I agree, that's trivial. What's not so trivial: Where does the "experiment" start and where do the "conditions" end?
In theory the scientific method is easy, in practice (i.e. state of the art research) you are studying highly complicated phenomena, that are, per definition, not well understood. Often you don't know the mechanism of action, let alone the factors that influence it. I don't blame you - if you haven't done scientific research, it is very difficult to appreciate.
So again, from the failure to replicate a result it does not follow that the result is wrong, or that "it's not science". That's a misunderstanding of the replication crisis.

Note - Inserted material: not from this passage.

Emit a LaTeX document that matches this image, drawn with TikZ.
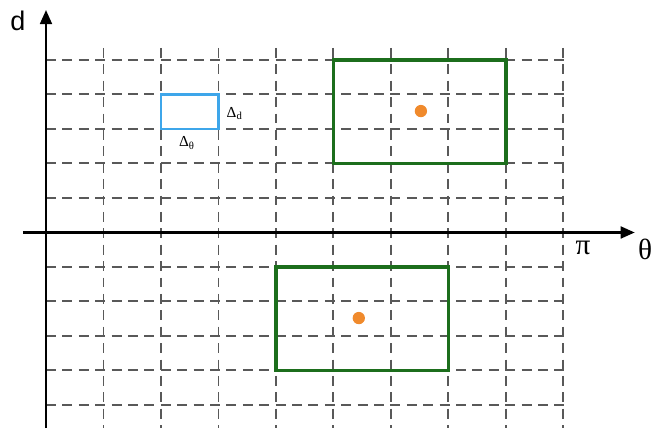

You're right, I'm not a scientist. I'll give it to you that researching in a scientific way is science, but if it's not reproducible then what you publish shouldn't be established as "truth" but as a hypothesis that needs further research.
What bothers me is that some people are very dogmatic about things that are published and most of the time those people aren't scientists either.
Let me re-iterate my point, because I see a number of commentators here making this logical mistake. When scientist A shows a result, and scientist B can't reproduce it, it does not mean the result is wrong.
Of course the result could be wrong, and, assuming scientist B knows what they are doing, it's an indication that the result is indeed wrong. But it could also be true.
This is not a comment on the state of science and whether incentives are set correctly at the moment (they aren't).
> When scientist A shows a result, and scientist B can't reproduce it, it does not mean the result is wrong
Correct, but until scientist A’s result can be reproduced by someone, anyone, relying on scientist A’s result is really more akin to a religious leap of faith, then science. When any belief based on faith alone is presented as an unquestionable truth, it deserves skepticism.
Let me throw a tiny wrench into your logical reasoning: I can't reproduce most results, does it mean most results are not science?
Absence of evidence is not evidence of absence. You should not expect scientific experiments to be replicated every time.